Was unterscheidet die Foodtrucks vom einfachen Imbißwagen? „Alle rollenden Küchen bieten hohe Qualität der Gerichte zu guten Preisen an. Regionale Produkte von lokalen Bauern, Bäckern, Metzgern, Konditoren, Kaffeeröstern, Braumeistern oder Bio-Märkten werden verwendet, um die Gäste zu begeistern“, heißt es im Blog von Foodtruck Deutschland. Spezialisierung ist alles. Wer eine große Produktpalette anbietet, macht sich unglaubwürdig. „Handgemacht. Ehrlich. Lecker“ wie bei Bosseln & Kallen in Gießen muß es sein oder „Bio. Frisch. Regional“ wie bei Bunte Burger in Köln. Mit dem richtigen Konzept wirken gar „Currywurst und frische Pommes“ (Butcher’s Spice Truck, Köln) nobel, und altbekannte „schwäbische Gerichte“ geraten wieder in Mode (Heiße Hütte, Pforzheim). Dave und Kristina werden sich auf Hot Dogs spezialisieren: „Rindfleisch vom kleinen Metzger aus Gelsenkirchen. Brötchen vom örtlichen Biobäcker. Das ist Premium-Ware, kein Ramsch.“

Die bürokratischen Hürden waren geringer, als Dave dachte. Eine Reisegewerbekarte war zu beantragen, für deren  Genehmigung neun unterschiedliche Bescheinigungen beizubringen waren, darunter ein Führungszeugnis und eine Unbedenklichkeitsbescheinigung des Finanzamtes. „Dazu kam ein Stündchen Hygieneunterricht im Gesundheitsamt“, berichtet Dave.
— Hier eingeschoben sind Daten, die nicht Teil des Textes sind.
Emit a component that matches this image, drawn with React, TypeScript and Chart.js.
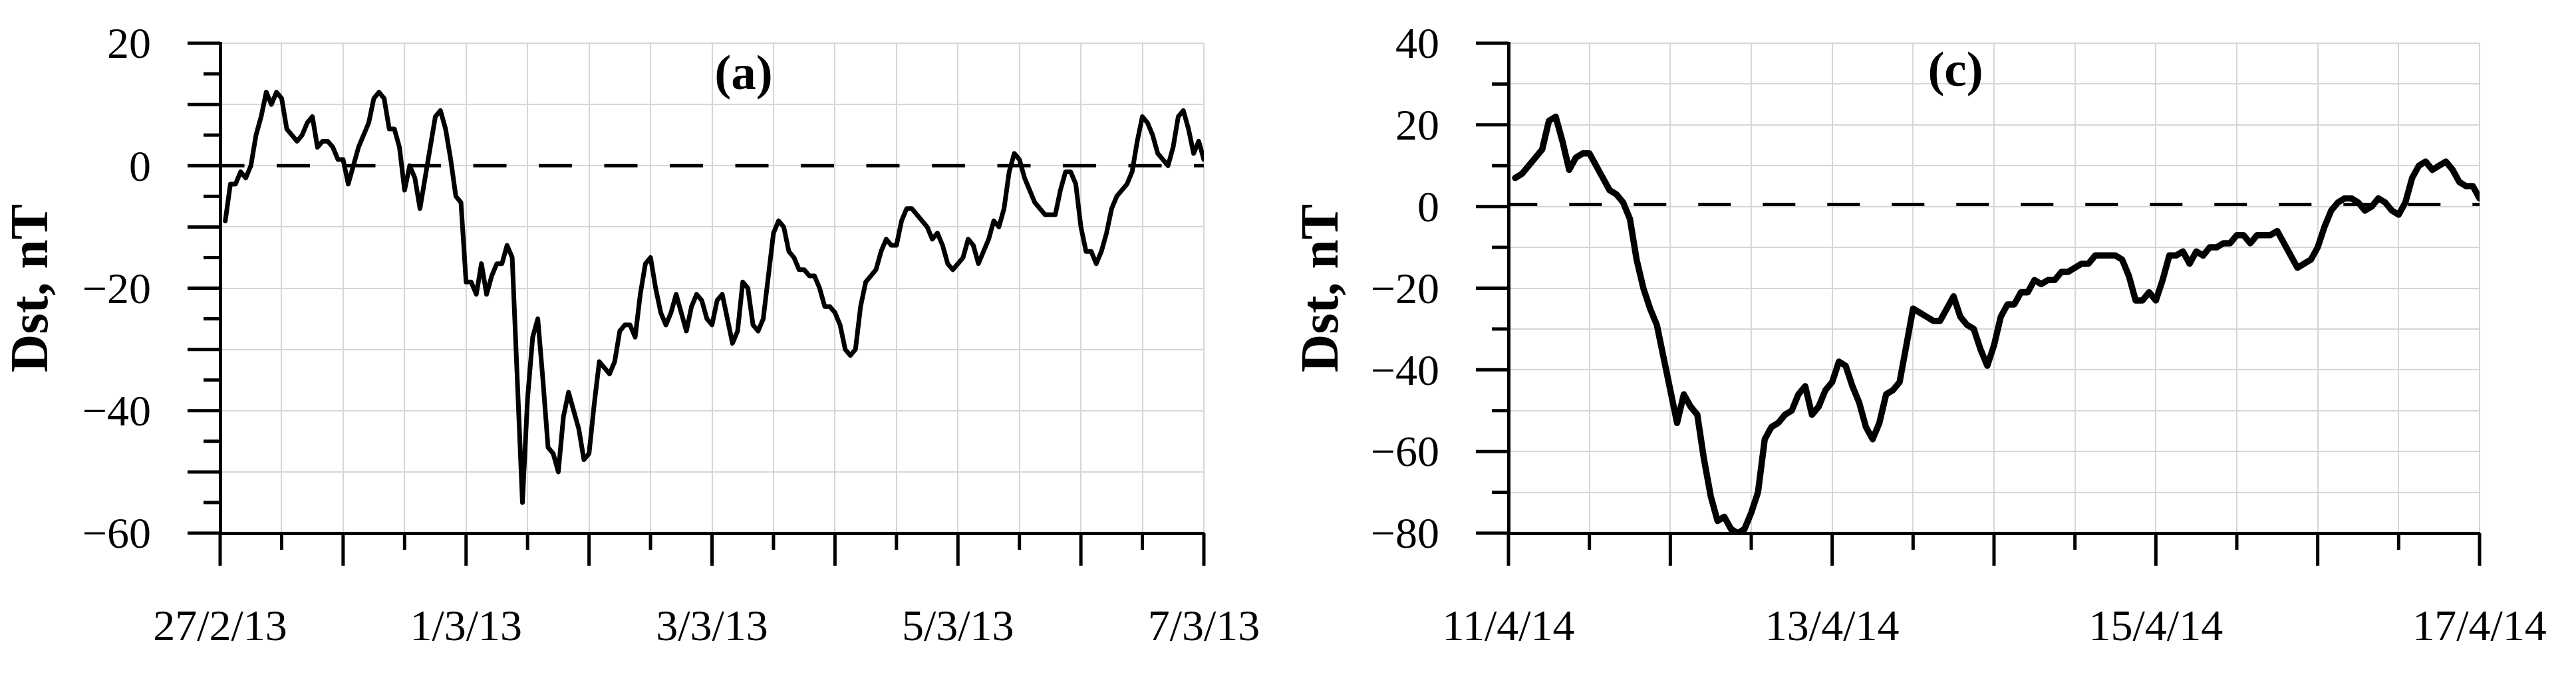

Mehr als ein Jahr haben Dave und Kristina geplant, nun ist es soweit. Der Behördenkram ist erledigt, der letzte Schliff am Truck steht kurz bevor, die Internetseite steht im Netz. „Planung ist alles“, gibt der Chef zu bedenken. „Der Trend allein macht keinen Erfolg. Viele Foodtrucker ohne ordentliches Konzept schmeißen wieder hin, bevor sie die erste Tankfüllung leer gefahren haben.“ Doch noch eine Gemeinsamkeit mit dem guten alten Pommeswagen.